The modern hiring process is rapidly devolving into a technological arms race where employers and applicants are increasingly relying on artificial intelligence to outmaneuver one another, creating a recruiting environment many now view as impersonal, manipulated, and deeply inefficient. Companies are being flooded with AI-generated résumés, automated cover letters, deepfake applicants, and mass-produced submissions that often bear little resemblance to authentic human experience, prompting some firms to fight back with hidden prompts and AI-detection traps embedded in job postings. At the same time, legitimate job seekers are becoming convinced their applications are never reaching human eyes because automated screening systems are filtering candidates before any real interaction occurs. The result is a labor market increasingly dominated by algorithms instead of merit, personal relationships, or genuine professional evaluation, especially in tech-related sectors already battered by layoffs and restructuring tied to AI investment strategies.
Sources
https://www.sfchronicle.com/tech/article/tech-jobs-ai-applicants-22261320.php
https://www.sfchronicle.com/personal-finance/article/ai-job-hunt-changes-22159980.php
https://www.sfchronicle.com/tech/article/layoffs-sam-altman-ai-washing-21647451.php
https://www.sfchronicle.com/tech/article/atlassian-layoffs-san-francisco-22081640.php
https://tech.yahoo.com/ai/articles/ai-remaking-job-hunt-heres-120000857.html
Key Takeaways
- Employers are increasingly embedding hidden prompts and AI traps into job postings to expose applicants using automated tools to mass-produce résumés and applications.
- Artificial intelligence has dramatically increased the volume of applications submitted for jobs, overwhelming hiring departments and making legitimate candidates harder to identify.
- The broader labor market is becoming more unstable as companies simultaneously invest heavily in AI technologies while using those same technologies to justify layoffs, restructuring, and workforce reductions.
In-Depth
The hiring process in America’s technology sector is beginning to resemble a digital cold war, with employers and applicants locked in an escalating battle of automation versus detection. What started as a productivity tool has rapidly evolved into a system where both sides increasingly distrust each other, and for good reason.
Applicants are now using generative AI platforms to churn out polished résumés, customized cover letters, interview answers, and even simulated professional identities at industrial scale. Employers, meanwhile, are deploying AI-driven applicant tracking systems designed to filter out what they believe are low-effort or fraudulent submissions. The predictable outcome is exactly what common sense would suggest: both sides are burying each other under layers of automation while real human evaluation disappears from the process.
One particularly revealing example involves companies embedding hidden instructions inside job listings specifically designed to catch applicants blindly relying on AI tools. The now-publicized “write a poem about a frog” trick exposed how many candidates are no longer even reading job postings before allowing software to submit applications on their behalf. That is not innovation. It is evidence of a hiring system collapsing under its own artificiality.

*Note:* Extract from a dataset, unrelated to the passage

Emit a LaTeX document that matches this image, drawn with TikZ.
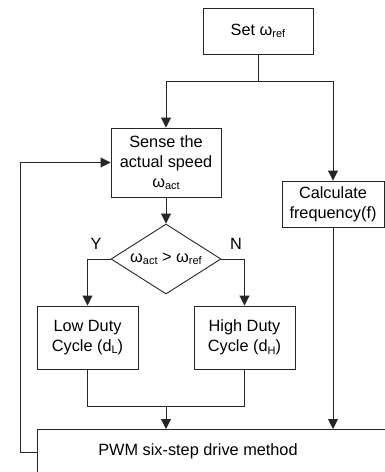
\documentclass[tikz,border=0pt]{standalone}
\usepackage{fontspec}
\setmainfont{Liberation Sans}
\usetikzlibrary{shapes.geometric,arrows.meta}
\newcommand{\lsub}[1]{{\fontsize{11}{11}\selectfont\raisebox{-2.5pt}{#1}}}
\begin{document}
\begin{tikzpicture}[x=1pt,y=-1pt,
  every node/.style={font=\fontsize{16.3}{20}\selectfont},
  box/.style={draw=black!85,line width=0.9pt,inner sep=0pt,align=center},
  dia/.style={draw=black!85,line width=0.9pt,shape=diamond,inner sep=0pt,minimum width=110pt,minimum height=70pt,aspect=1.57},
  ln/.style={draw=black!85,line width=0.9pt},
  arr/.style={ln,-{Triangle[width=10pt,length=10pt]}}]
\useasboundingbox (0,0) rectangle (385,472);
\clip (0,0) rectangle (385,472);
\node[box,minimum width=110pt,minimum height=46pt] (set) at (258,31) {Set ω\lsub{ref}};
\node[box,minimum width=110pt,minimum height=69pt] (sense) at (166,162.5) {Sense the\\actual speed\\ω\lsub{act}};
\node[box,minimum width=102pt,minimum height=46pt] (calc) at (333,204) {Calculate\\frequency(f)};
\node[dia] (dec) at (166,259) {};
\node (dectext) at (166,259) {ω\lsub{act} > ω\lsub{ref}};
\node (ylab) at (96,244) {Y};
\node (nlab) at (236,244) {N};
\node[box,minimum width=101pt,minimum height=63pt] (low) at (87.5,337.5) {Low Duty\\Cycle (d\lsub{L})};
\node[box,minimum width=101pt,minimum height=63pt] (high) at (244.5,337.5) {High Duty\\Cycle (d\lsub{H})};
\node[box,minimum width=370pt,minimum height=70pt,anchor=north west] (pwm) at (37,429) {};
\node (pwmtext) at (198,451) {PWM six-step drive method};
\coordinate (split) at (258,81);
\coordinate (merge) at (166,406);
\coordinate (loopend) at (37,452);
\draw[ln] (set.south) -- (split);
\draw[arr] (split) -| (sense.north);
\draw[arr] (split) -| (calc.north);
\draw[arr] (sense.south) -- (dec.north);
\draw[arr] (dec.west) -| (low.north);
\draw[arr] (dec.east) -| (high.north);
\draw[ln] (low.south) |- (merge);
\draw[ln] (high.south) |- (merge);
\draw[arr] (merge) -- (merge |- pwm.north);
\draw[arr] (calc.south) -- (calc.south |- pwm.north);
\draw[arr] (loopend) -- (20,452) -- (20,162.5) -- (sense.west);
\end{tikzpicture}
\end{document}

The deeper issue, however, extends far beyond résumé spam. Businesses are simultaneously cutting jobs while pouring billions into AI infrastructure and automation. Workers are increasingly justified in questioning whether AI is being used as a productivity enhancer or simply as corporate cover for workforce reductions that executives already intended to make. While tech leaders insist AI will “transform” labor markets positively, many workers see something much simpler: fewer entry-level opportunities, longer hiring cycles, and employers demanding more specialized skills from smaller staffs.
There is also a cultural cost emerging from this transformation. Networking, reputation, interpersonal chemistry, and intuition once played major roles in hiring. Those human elements are steadily being replaced by keyword scanning, algorithmic ranking, and machine-generated communication. Even job descriptions themselves are now often written by AI, creating an almost absurd reality where machines are screening humans responding to prompts written by other machines.
For conservatives and free-market advocates, this moment presents an important reminder that technological advancement is not automatically synonymous with societal improvement. Innovation matters, but systems still require accountability, transparency, and human judgment. A labor market dominated entirely by opaque algorithms risks rewarding manipulation over competence and automation over character.
The irony is hard to miss: in the race to make hiring more efficient, the process may actually be becoming less trustworthy, less personal, and less effective for everyone involved.